Les hésitations des Pères de l’Église au sujet de notre épître proviennent de ce qu’ils ne voulaient admettre dans le canon que des écrits d’apôtres. L’usage qu’en fait l’auteur de 2 Pierre est la plus ancienne trace que nous ayons de son existence. Le canon de Muratori la renferme, mais elle ne se trouve pas dans la version syriaque, la Peschito, probablement parce qu’elle ne paraissait pas appropriée à la lecture publique. Tertullien la mentionne ; Clément d’Alexandrie l’a commentée, mais on ne sait s’il l’attribuait à un apôtre. Origène, tout en la nommant avec éloges, fait quelques réserves. Eusèbe la range au nombre des écrits contestés. Jérôme dit qu’elle est rejetée par la plupart, parce que le livre d’Hénoch y est cité.
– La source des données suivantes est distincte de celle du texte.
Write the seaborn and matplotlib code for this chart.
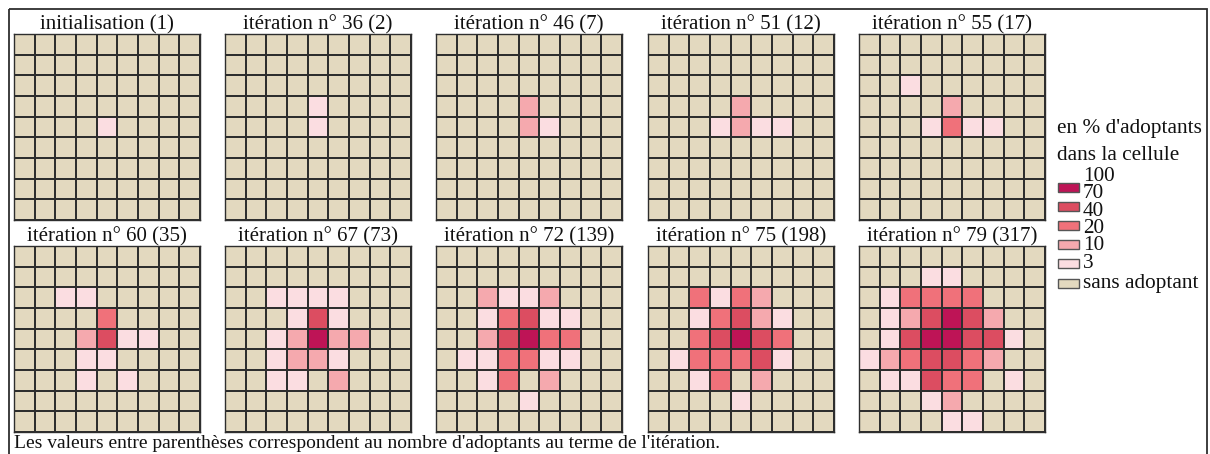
import numpy as np
import seaborn as sns
import matplotlib.pyplot as plt
from matplotlib.colors import ListedColormap
from matplotlib.patches import Rectangle

# class codes per cell: 0 = sans adoptant, 1 = 3-10 %, 2 = 10-20 %, 3 = 20-40 %, 4 = 40-70 %, 5 = 70-100 %
grid_init = ["000000000", "000000000", "000000000", "000000000", "000010000",
             "000000000", "000000000", "000000000", "000000000"]
grid_36 = ["000000000", "000000000", "000000000", "000010000", "000010000",
           "000000000", "000000000", "000000000", "000000000"]
grid_46 = ["000000000", "000000000", "000000000", "000020000", "000021000",
           "000000000", "000000000", "000000000", "000000000"]
grid_51 = ["000000000", "000000000", "000000000", "000020000", "000121100",
           "000000000", "000000000", "000000000", "000000000"]
grid_55 = ["000000000", "000000000", "001000000", "000020000", "000131100",
           "000000000", "000000000", "000000000", "000000000"]
grid_60 = ["000000000", "000000000", "001100000", "000030000", "000241100",
           "000110000", "000101000", "000000000", "000000000"]
grid_67 = ["000000000", "000000000", "001111000", "000141000", "001252200",
           "001221000", "001102000", "000000000", "000000000"]
grid_72 = ["000000000", "000000000", "002112000", "001341100", "002453300",
           "011331100", "001302000", "000010000", "000000000"]
grid_75 = ["000000000", "000000000", "003132000", "001342100", "003454300",
           "013334100", "001302000", "000010000", "000000000"]
grid_79 = ["000000000", "000110000", "013333000", "012454200", "014554410",
           "123443200", "011433010", "000120000", "000011000"]

grids = [grid_init, grid_36, grid_46, grid_51, grid_55,
         grid_60, grid_67, grid_72, grid_75, grid_79]
titles = ["initialisation", "itération n° 36", "itération n° 46", "itération n° 51", "itération n° 55",
          "itération n° 60", "itération n° 67", "itération n° 72", "itération n° 75", "itération n° 79"]
adopters = [1, 2, 7, 12, 17, 35, 73, 139, 198, 317]

class_colors = ["#E3D9BF", "#FBDDE1", "#F5A9AE", "#F0717A", "#DC4D61", "#BE1456"]
legend_bounds = ["100", "70", "40", "20", "10", "3"]

sns.set_theme(style="white")
plt.rcParams["font.family"] = ["Liberation Serif", "DejaVu Serif"]

W, H = 1210, 454
fig = plt.figure(figsize=(W / 100, H / 100), dpi=100)
cmap = ListedColormap(class_colors)
line_col = "#2e2e2e"


def px_axes(x, y, w, h):
    return fig.add_axes([x / W, 1 - (y + h) / H, w / W, h / H])


col_x = [14, 225, 436, 648, 859]
row_y = [34, 246]
size = 186

for i, rows in enumerate(grids):
    data = np.array([[int(c) for c in r] for r in rows])
    ax = px_axes(col_x[i % 5], row_y[i // 5], size, size)
    sns.heatmap(data, cmap=cmap, vmin=-0.5, vmax=5.5, cbar=False,
                linewidths=1.2, linecolor=line_col,
                xticklabels=False, yticklabels=False, ax=ax)
    for sp in ax.spines.values():
        sp.set_visible(True)
        sp.set_color(line_col)
        sp.set_linewidth(1.0)
    ax.set_title(f"{titles[i]} ({adopters[i]})", fontsize=15, pad=3.5, color="#111111")

# overlay in pixel coordinates for frame, legend and note
ov = fig.add_axes([0, 0, 1, 1], zorder=-1)
ov.set_xlim(0, W)
ov.set_ylim(H, 0)
ov.axis("off")
ov.add_patch(Rectangle((8.5, 8.5), 1198, 460, fill=False, edgecolor=line_col, lw=1.3))

ov.text(1057, 128, "en % d'adoptants", fontsize=15.3, va="center", ha="left", color="#111111")
ov.text(1057, 155, "dans la cellule", fontsize=15.3, va="center", ha="left", color="#111111")

patch_y0 = 187
step = 19
for k in range(5):
    cls = 5 - k
    cy = patch_y0 + step * k
    ov.add_patch(Rectangle((1058, cy - 4.5), 21, 9, facecolor=class_colors[cls],
                           edgecolor="#555555", lw=1.0))
for k, lab in enumerate(legend_bounds):
    ov.text(1083, 176.5 + 17.3 * k, lab, fontsize=15.3, va="center", ha="left", color="#111111")
cy = patch_y0 + step * 5 + 1
ov.add_patch(Rectangle((1058, cy - 4.5), 21, 9, facecolor=class_colors[0],
                       edgecolor="#555555", lw=1.0))
ov.text(1083, cy + 0.5, "sans adoptant", fontsize=15.3, va="center", ha="left", color="#111111")

ov.text(14, 444, "Les valeurs entre parenthèses correspondent au nombre d'adoptants au terme de l'itération.",
        fontsize=14, va="center", ha="left", color="#111111")

fig.savefig("out.png", dpi=100)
C’est pour la même raison que Luther a prononcé sur elle un jugement défavorable. Schleiermaeher, Neander, Keuss, Sabatier l’attribuent à une époque plus récente que le siècle apostolique et voient en elle un pseudépigraphe. C’est encore l’opinion de Holtzmann et de Jülicher. Mais Jülicher exprime, avec raison, son étonnement de ce qu’un écrivain du second siècle ait pris le nom de Jude, qui n’avait pas joué de rôle au temps des apôtres. Cette considération, jointe à la remarque qu’il n’y a chez l’auteur aucune tentative de s’attribuer une autorité spéciale, est une forte présomption en faveur de l’authenticité. Harnack (Chronologie, page 468), reconnaissant ce fait, suppose que l’auteur s’appelait effectivement Jude. Il écrivit sa lettre entre 100 et 130 et la signa de son nom. Entre 150 et 180, un interpolateur aurait ajouté au nom de Jude les mots : Serviteur de Jésus-Christ et frère de Jacques. L’authenticité ressort aussi du caractère original de l’écrit. Les citations de livres apocryphes ne sont pas un obstacle, car un homme du siècle apostolique pouvait avoir en grande vénération le livre d’Hénoch. On ne saurait prétendre qu’il soit inadmissible, conclut von Soden, qu’un plus jeune frère du Seigneur, après avoir été conduit par ses voyages missionnaires dans des cercles pagano-chrétiens (1 Corinthiens 9.5), ait écrit à leur intention cette lettre vers 80 ou 90.